The Minister disclosed the latest demarche to Italy on the lettori’s plight in a reply to a Parliamentary question from Andrew Bridgen, Conservative MP for North West Leicestershire, some of whose constituents are lettori, who asked Mr Lidington last week “what discussions he has had with his Italian counterpart on the status of foreign lecturers in Italian universities.”
Mr Lidington disclosed that “most recently, the Minister for Universities and Science, my right hon. Friend Mr (David) Willetts has written to the new Italian Minister for Education, Research and Universities, Stefania Giannini, and underlined the importance of finding a solution.”

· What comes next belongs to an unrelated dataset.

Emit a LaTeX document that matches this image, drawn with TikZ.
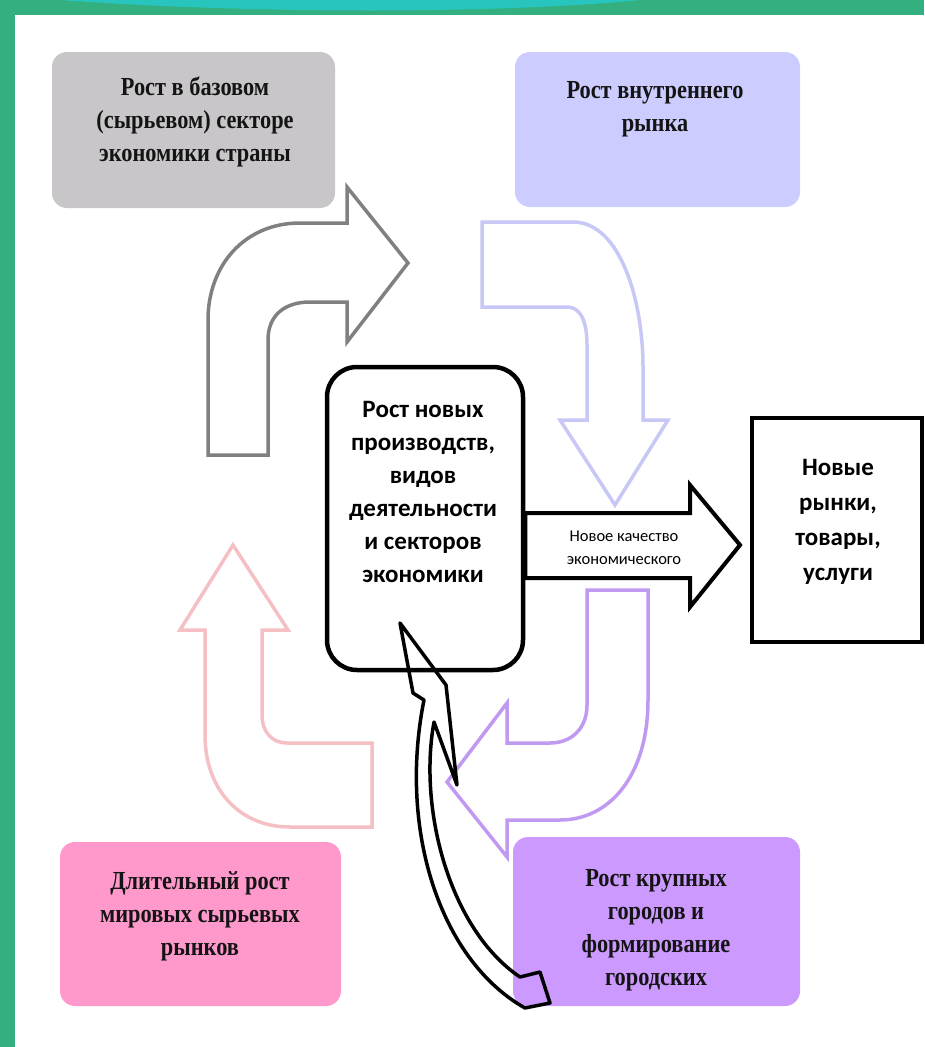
\documentclass[tikz,border=0pt]{standalone}
\usepackage{fontspec}
\setmainfont{Liberation Serif}
\newfontfamily\titlefont[FakeStretch=0.86]{Liberation Serif}
\newfontfamily\bodyfont{Carlito}
\definecolor{greenbg}{RGB}{52,176,128}
\definecolor{tealbg}{RGB}{40,196,190}
\definecolor{grayfill}{RGB}{200,198,200}
\definecolor{lavfill}{RGB}{204,204,255}
\definecolor{pinkfill}{RGB}{255,153,204}
\definecolor{purpfill}{RGB}{204,153,255}
\definecolor{grayline}{RGB}{128,128,128}
\definecolor{lavline}{RGB}{200,200,246}
\definecolor{pinkline}{RGB}{244,192,196}
\definecolor{purpline}{RGB}{192,154,240}
\tikzset{
  cbox/.style={rounded corners=15pt, inner sep=0pt},
  ttext/.style={align=center, font=\titlefont\bfseries\fontsize{26}{33}\selectfont, text=black!92},
  btext/.style={align=center, font=\bodyfont\bfseries\fontsize{25}{33}\selectfont},
  blockarrow/.style={line width=3.5pt, fill=white, line join=miter},
}
\begin{document}
\begin{tikzpicture}[x=1pt,y=-1pt]
\useasboundingbox (0,0) rectangle (924,1047);
\fill[white] (0,0) rectangle (924,1047);
% slide frame
\fill[greenbg] (0,0) rectangle (15,1047);
\fill[greenbg] (0,0) rectangle (924,15);
\fill[tealbg] (60,0) .. controls (250,14) and (500,14) .. (640,0) -- cycle;

% coloured boxes
\node[cbox, fill=grayfill, minimum width=283, minimum height=156] (base) at (193.5,130) {};
\node[cbox, fill=lavfill, minimum width=285, minimum height=155] (inner) at (657.5,129.5) {};
\node[cbox, fill=pinkfill, minimum width=281, minimum height=164] (world) at (200.5,924) {};
\node[cbox, fill=purpfill, minimum width=287, minimum height=169] (city) at (656.5,921.5) {};

\node[ttext] (baset) at (195,122) {Рост в базовом\\(сырьевом) секторе\\экономики страны};
\node[ttext] (innert) at (655,109) {Рост внутреннего\\рынка};
\node[ttext] (worldt) at (200,916) {Длительный рост\\мировых сырьевых\\рынков};
\node[ttext] (cityt) at (656,930) {Рост крупных\\городов и\\формирование\\городских};

% gray bent arrow
\draw[blockarrow, draw=grayline] (208,455) -- (268,455) -- (268,340)
  .. controls (268,315) and (285,302) .. (310,302) -- (347,302) -- (347,342)
  -- (408,263) -- (347,187) -- (347,223) -- (300,223)
  .. controls (245,223) and (208,265) .. (208,320) -- cycle;
% lavender bent arrow
\draw[blockarrow, draw=lavline] (482,222) -- (573,222)
  .. controls (620,222) and (643,300) .. (643,367) -- (643,420) -- (668,420)
  -- (615,505) -- (560,420) -- (587,420) -- (587,345)
  .. controls (587,320) and (580,307) .. (567,307) -- (482,307) -- cycle;
% pink bent arrow
\draw[blockarrow, draw=pinkline] (233,545) -- (288,630) -- (262,630) -- (262,715)
  .. controls (262,732) and (272,743) .. (287,743) -- (372,743) -- (372,827)
  -- (290,827) .. controls (240,827) and (205,790) .. (205,735) -- (205,630)
  -- (180,630) -- cycle;
% purple bent arrow
\draw[blockarrow, draw=purpline] (587,590) -- (648,590) -- (648,700)
  .. controls (648,775) and (610,820) .. (560,820) -- (507,820) -- (507,857)
  -- (447,782) -- (507,703) -- (507,743) -- (550,743)
  .. controls (572,743) and (587,728) .. (587,705) -- cycle;

% central box
\node[draw, line width=4.5pt, rounded corners=30pt, fill=white, minimum width=196, minimum height=303] (core) at (425,518.5) {};
\node[btext] (coret) at (423,492) {Рост новых\\производств,\\видов\\деятельности\\и секторов\\экономики};

% outcome box
\node[draw, line width=4pt, fill=white, minimum width=170, minimum height=224] (mkt) at (837,530) {};
\node[btext, font=\bodyfont\bfseries\fontsize{25}{35}\selectfont] (mktt) at (838,522) {Новые\\рынки,\\товары,\\услуги};

% black arrow from core to outcome
\coordinate (qa) at (core.east |- 0,545);
\coordinate (qb) at (mkt.west |- 0,545);
\draw[line width=4pt, fill=white, line join=miter] (qa |- 0,513) -- (690,513) -- (690,485)
  -- ([xshift=-10pt]qb) -- (690,607) -- (690,578) -- (qa |- 0,578) -- cycle;
\node[align=center, font=\bodyfont\fontsize{16.5}{23}\selectfont] (qt) at (624,548) {Новое качество\\экономического};

% thin black curved arrow from city box to core
\coordinate (tip) at (400,623);
\draw[line width=3.5pt, line join=round, black] (tip) -- (446,685) -- (457,785) -- (434,722)
  .. controls (418,810) and (450,930) .. (520,977) -- (540,972) -- (550,1003) -- (525,1008)
  .. controls (440,960) and (398,830) .. (424,700) -- (413,693) -- cycle;
\end{tikzpicture}
\end{document}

Britain has kept up persistent pressure on Italy to compensate hundreds of lettori from Britain and other countries working in Italian universities who had their wages cut by as much as a half after the so-called Gelmini law passed by the previous Berlusconi Government downgraded them to mere language laboratory technicians rather than their established status as associate professors. The Letta Government pledged to make such compensation and it is expected that the Renzi cabinet will honour that commitment.
Mr Lidington recalled that “I met the then Italian Europe Minister, Enzo Moavero Milanesi, on 19 November 2013, and stressed the importance of progress.”
“I also met the Chairman of the Association of Foreign Lecturers in Italy (ALLSI), David Petrie, on 28 November 2013, and assured him of the Government's commitment to keep up the pressure on the Italian authorities. I raised the issue with Italian Deputy Foreign Minister, Marta Dassu, when I met her on 15 January,” the minister said.